Currently, Streams offers two emission models:
- emit-on-window-close: (using Suppression)
- emit-on-update: (i.e., emit a new result whenever a new record is processed, regardless of whether the result has changed)
There is also an option to drop some intermediate results, either using caching or suppression.
However, there is no support for emit-on-change, in which results would be forwarded only if the result has changed. This has been reported to be extremely valuable as a performance optimizations for some high-traffic applications, and it reduces the computational burden both internally for downstream Streams operations, as well as for external systems that consume the results, and currently have to deal with a lot of "no-op" changes.
It would be pretty straightforward to implement this, by loading the prior results before a stateful operation and comparing with the new result before persisting or forwarding.

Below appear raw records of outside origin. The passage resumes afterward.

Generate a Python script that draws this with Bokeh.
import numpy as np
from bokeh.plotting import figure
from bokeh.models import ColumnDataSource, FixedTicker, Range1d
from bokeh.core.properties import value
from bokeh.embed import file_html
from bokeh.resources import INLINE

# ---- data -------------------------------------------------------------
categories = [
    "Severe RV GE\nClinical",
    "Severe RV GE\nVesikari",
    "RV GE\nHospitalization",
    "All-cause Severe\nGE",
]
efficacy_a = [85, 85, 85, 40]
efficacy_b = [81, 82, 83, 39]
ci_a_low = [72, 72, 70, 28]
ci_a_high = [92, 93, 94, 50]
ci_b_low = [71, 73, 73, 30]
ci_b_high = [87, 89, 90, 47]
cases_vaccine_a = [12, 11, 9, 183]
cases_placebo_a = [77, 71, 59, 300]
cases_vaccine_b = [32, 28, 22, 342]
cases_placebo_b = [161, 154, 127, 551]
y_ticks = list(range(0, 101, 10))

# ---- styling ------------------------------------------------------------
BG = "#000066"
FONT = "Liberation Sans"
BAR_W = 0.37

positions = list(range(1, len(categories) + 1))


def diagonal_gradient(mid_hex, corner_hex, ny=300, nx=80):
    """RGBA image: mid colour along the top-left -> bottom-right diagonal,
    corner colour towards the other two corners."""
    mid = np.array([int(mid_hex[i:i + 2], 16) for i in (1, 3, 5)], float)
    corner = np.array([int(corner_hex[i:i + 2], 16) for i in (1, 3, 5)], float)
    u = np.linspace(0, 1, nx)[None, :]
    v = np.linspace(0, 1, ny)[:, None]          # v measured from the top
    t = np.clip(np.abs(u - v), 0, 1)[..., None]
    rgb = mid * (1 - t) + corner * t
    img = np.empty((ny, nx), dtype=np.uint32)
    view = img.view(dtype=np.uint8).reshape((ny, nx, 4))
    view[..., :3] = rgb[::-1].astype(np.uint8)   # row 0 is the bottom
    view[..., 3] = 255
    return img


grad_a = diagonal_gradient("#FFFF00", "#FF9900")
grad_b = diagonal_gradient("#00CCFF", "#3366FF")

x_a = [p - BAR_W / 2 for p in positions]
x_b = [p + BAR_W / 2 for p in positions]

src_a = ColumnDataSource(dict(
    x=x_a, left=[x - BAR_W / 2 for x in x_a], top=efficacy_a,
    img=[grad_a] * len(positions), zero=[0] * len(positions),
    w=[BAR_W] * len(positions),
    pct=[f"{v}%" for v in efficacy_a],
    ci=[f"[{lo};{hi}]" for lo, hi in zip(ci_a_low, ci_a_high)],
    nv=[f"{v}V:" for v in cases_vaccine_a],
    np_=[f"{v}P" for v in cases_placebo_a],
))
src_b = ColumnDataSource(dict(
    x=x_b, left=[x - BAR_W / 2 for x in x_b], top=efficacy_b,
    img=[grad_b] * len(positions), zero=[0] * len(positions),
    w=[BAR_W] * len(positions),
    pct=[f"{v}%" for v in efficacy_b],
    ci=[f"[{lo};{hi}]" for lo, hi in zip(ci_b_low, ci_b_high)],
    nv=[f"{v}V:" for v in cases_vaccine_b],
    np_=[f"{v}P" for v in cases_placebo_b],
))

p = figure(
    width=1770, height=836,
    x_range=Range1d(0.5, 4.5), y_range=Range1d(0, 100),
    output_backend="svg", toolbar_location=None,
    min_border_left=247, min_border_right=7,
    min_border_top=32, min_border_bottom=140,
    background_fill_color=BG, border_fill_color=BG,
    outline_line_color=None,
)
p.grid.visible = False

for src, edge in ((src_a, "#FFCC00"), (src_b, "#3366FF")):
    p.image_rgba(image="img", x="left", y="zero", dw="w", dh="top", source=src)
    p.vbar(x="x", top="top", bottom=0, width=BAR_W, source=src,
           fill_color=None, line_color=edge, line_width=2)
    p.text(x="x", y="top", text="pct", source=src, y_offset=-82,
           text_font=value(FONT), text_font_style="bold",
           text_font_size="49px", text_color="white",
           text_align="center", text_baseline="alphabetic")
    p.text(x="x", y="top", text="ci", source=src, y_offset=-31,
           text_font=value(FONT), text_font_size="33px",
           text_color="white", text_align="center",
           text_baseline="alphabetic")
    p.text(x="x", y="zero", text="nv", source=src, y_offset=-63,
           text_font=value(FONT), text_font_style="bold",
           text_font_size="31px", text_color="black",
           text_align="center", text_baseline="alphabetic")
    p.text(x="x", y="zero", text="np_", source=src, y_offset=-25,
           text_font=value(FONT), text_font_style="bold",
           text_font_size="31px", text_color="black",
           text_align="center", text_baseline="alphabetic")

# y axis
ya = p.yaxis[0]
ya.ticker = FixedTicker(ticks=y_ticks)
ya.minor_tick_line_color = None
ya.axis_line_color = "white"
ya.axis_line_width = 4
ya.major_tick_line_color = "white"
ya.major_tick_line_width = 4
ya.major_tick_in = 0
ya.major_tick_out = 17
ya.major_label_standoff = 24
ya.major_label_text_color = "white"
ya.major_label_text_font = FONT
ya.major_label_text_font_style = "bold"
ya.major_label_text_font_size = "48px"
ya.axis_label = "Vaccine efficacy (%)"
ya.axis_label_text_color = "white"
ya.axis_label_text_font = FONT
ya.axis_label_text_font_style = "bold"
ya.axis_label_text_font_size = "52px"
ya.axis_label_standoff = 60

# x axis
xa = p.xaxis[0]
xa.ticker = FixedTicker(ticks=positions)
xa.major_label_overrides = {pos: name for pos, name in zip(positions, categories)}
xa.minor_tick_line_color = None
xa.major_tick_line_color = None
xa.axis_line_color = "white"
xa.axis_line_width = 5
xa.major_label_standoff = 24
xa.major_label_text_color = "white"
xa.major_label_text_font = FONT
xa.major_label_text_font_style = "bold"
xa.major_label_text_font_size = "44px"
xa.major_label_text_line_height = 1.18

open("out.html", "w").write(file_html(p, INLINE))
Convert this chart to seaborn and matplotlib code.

In many cases, we load the prior result anyway, so it may not be a significant performance impact either.
One design challenge is what to do with timestamps. If we get one record at time 1 that produces a result, and then another at time 2 that produces a no-op, what should be the timestamp of the result, 1 or 2? emit-on-change would require us to say 1.
Clearly, we'd need to do some serious benchmarks to evaluate any potential implementation of emit-on-change.
Another design challenge is to decide if we should just automatically provide emit-on-change for stateful operators, or if it should be configurable. Configuration increases complexity, so unless the performance impact is high, we may just want to change the emission model without a configuration.